## DATASET SECTION
════

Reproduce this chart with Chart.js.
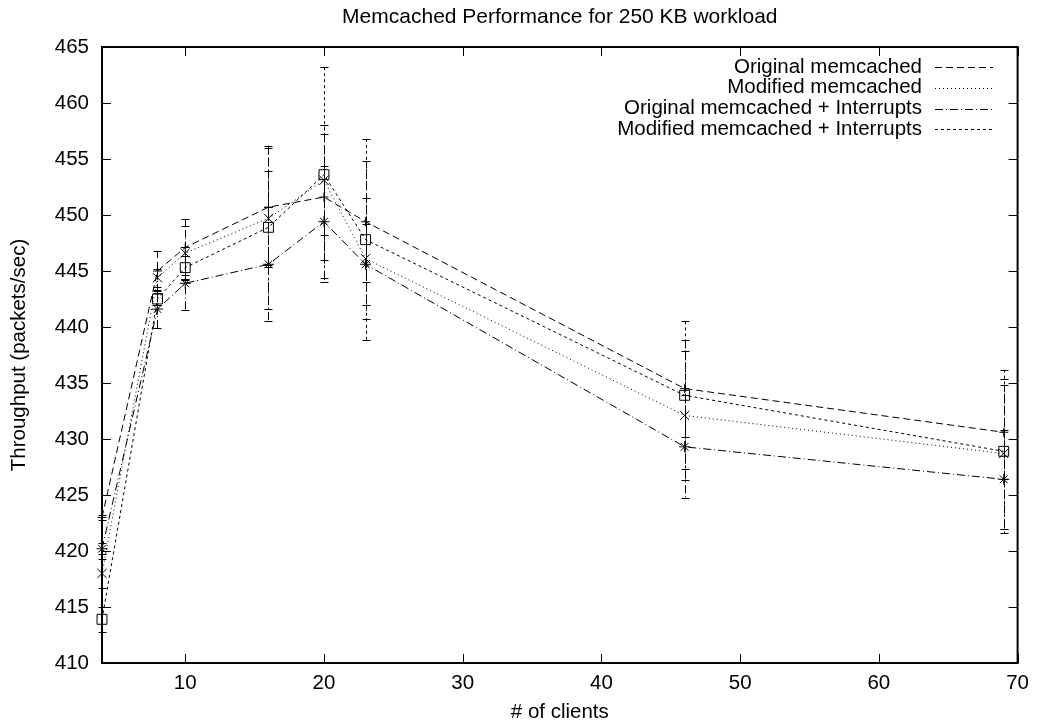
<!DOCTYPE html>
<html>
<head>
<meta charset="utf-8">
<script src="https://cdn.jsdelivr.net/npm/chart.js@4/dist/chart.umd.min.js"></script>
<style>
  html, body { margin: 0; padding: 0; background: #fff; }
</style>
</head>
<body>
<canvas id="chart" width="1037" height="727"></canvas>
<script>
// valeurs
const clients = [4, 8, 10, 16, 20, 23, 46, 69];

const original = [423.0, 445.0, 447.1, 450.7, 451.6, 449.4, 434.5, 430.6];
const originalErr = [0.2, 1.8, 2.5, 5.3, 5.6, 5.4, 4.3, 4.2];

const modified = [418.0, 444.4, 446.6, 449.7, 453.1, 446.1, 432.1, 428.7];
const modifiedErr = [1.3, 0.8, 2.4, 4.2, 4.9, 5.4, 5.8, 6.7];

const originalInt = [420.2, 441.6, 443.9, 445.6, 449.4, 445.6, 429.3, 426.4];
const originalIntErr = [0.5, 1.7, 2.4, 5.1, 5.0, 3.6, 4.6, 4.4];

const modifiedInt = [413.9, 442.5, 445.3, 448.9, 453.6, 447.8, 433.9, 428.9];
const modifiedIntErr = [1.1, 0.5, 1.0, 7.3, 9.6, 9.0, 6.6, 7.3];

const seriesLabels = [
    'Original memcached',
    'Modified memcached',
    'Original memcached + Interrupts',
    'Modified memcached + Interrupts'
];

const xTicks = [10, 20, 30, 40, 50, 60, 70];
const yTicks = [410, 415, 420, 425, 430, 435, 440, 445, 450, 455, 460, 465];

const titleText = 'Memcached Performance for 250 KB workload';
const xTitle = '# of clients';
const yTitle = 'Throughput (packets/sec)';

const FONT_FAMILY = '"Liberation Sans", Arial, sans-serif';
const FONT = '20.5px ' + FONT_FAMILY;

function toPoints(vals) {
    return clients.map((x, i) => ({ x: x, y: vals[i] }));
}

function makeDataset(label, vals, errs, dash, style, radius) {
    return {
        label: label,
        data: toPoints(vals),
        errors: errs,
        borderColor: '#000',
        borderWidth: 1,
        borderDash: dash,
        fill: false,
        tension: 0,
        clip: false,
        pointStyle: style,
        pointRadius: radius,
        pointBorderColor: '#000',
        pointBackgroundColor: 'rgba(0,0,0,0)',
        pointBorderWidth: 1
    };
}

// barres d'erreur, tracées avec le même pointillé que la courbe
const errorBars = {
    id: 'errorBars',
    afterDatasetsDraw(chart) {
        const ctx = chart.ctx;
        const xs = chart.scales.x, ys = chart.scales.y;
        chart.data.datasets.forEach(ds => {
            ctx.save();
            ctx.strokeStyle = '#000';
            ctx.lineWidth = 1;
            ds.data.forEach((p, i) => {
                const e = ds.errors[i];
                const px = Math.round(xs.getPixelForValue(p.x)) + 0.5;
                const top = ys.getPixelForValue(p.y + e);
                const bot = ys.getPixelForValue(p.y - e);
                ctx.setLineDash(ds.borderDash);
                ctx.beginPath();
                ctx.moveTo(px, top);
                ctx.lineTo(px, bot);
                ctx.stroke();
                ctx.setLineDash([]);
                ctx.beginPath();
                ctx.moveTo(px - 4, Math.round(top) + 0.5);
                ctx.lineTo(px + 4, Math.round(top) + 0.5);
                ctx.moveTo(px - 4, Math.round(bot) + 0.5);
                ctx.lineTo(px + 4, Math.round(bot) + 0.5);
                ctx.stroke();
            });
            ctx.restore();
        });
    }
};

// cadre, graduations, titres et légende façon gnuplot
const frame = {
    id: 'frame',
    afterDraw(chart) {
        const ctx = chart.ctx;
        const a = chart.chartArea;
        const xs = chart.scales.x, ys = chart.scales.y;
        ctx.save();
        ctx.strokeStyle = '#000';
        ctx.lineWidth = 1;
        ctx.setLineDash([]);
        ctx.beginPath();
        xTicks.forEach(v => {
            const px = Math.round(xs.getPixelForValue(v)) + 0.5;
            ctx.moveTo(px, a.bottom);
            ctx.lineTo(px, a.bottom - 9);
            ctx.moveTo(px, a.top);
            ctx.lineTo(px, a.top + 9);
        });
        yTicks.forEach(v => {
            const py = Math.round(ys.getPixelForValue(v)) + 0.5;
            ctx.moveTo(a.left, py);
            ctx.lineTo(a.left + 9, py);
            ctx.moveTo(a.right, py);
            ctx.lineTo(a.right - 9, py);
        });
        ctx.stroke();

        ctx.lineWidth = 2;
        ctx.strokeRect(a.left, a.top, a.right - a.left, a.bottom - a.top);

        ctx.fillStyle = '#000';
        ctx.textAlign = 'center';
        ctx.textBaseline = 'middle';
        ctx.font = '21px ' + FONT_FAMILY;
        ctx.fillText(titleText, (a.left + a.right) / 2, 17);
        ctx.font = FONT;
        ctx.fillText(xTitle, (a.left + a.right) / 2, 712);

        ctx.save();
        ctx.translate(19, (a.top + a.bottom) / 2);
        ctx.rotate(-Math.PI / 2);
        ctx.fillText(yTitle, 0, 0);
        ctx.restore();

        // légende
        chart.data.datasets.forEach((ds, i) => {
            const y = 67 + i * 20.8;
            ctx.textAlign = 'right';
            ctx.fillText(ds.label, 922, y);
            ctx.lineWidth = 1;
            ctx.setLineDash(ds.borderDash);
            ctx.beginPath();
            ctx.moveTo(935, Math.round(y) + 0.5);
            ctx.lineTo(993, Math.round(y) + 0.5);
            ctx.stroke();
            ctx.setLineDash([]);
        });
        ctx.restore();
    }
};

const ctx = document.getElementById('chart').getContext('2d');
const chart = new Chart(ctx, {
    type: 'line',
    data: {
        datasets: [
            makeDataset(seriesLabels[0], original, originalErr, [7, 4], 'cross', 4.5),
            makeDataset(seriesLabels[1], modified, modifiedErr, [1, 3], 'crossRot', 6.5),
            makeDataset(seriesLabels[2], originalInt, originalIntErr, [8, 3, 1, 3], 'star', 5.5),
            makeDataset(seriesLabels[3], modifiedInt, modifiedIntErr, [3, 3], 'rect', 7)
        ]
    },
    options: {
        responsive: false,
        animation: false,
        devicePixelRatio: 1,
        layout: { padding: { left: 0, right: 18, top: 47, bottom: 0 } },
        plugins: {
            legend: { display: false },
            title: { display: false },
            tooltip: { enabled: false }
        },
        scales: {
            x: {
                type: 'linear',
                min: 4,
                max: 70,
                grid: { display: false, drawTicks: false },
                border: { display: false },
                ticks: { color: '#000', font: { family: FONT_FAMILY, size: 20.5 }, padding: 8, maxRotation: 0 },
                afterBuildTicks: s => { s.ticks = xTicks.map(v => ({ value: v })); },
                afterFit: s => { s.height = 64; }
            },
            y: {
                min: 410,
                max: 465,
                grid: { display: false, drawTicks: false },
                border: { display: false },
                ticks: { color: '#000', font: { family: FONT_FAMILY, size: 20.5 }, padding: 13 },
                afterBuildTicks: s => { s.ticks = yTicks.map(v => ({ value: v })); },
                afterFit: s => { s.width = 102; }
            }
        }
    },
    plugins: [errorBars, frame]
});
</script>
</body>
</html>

════

## WHAT THE EXERCISE ASKS
Pictures are excluded; extract exactly the lines from the start of the data through the line that holds "const FONT = '20.5px ' + FONT_FAMILY;", both ends included.

## RESPONSE
Reproduce this chart with Chart.js.
<!DOCTYPE html>
<html>
<head>
<meta charset="utf-8">
<script src="https://cdn.jsdelivr.net/npm/chart.js@4/dist/chart.umd.min.js"></script>
<style>
  html, body { margin: 0; padding: 0; background: #fff; }
</style>
</head>
<body>
<canvas id="chart" width="1037" height="727"></canvas>
<script>
// valeurs
const clients = [4, 8, 10, 16, 20, 23, 46, 69];

const original = [423.0, 445.0, 447.1, 450.7, 451.6, 449.4, 434.5, 430.6];
const originalErr = [0.2, 1.8, 2.5, 5.3, 5.6, 5.4, 4.3, 4.2];

const modified = [418.0, 444.4, 446.6, 449.7, 453.1, 446.1, 432.1, 428.7];
const modifiedErr = [1.3, 0.8, 2.4, 4.2, 4.9, 5.4, 5.8, 6.7];

const originalInt = [420.2, 441.6, 443.9, 445.6, 449.4, 445.6, 429.3, 426.4];
const originalIntErr = [0.5, 1.7, 2.4, 5.1, 5.0, 3.6, 4.6, 4.4];

const modifiedInt = [413.9, 442.5, 445.3, 448.9, 453.6, 447.8, 433.9, 428.9];
const modifiedIntErr = [1.1, 0.5, 1.0, 7.3, 9.6, 9.0, 6.6, 7.3];

const seriesLabels = [
    'Original memcached',
    'Modified memcached',
    'Original memcached + Interrupts',
    'Modified memcached + Interrupts'
];

const xTicks = [10, 20, 30, 40, 50, 60, 70];
const yTicks = [410, 415, 420, 425, 430, 435, 440, 445, 450, 455, 460, 465];

const titleText = 'Memcached Performance for 250 KB workload';
const xTitle = '# of clients';
const yTitle = 'Throughput (packets/sec)';

const FONT_FAMILY = '"Liberation Sans", Arial, sans-serif';
const FONT = '20.5px ' + FONT_FAMILY;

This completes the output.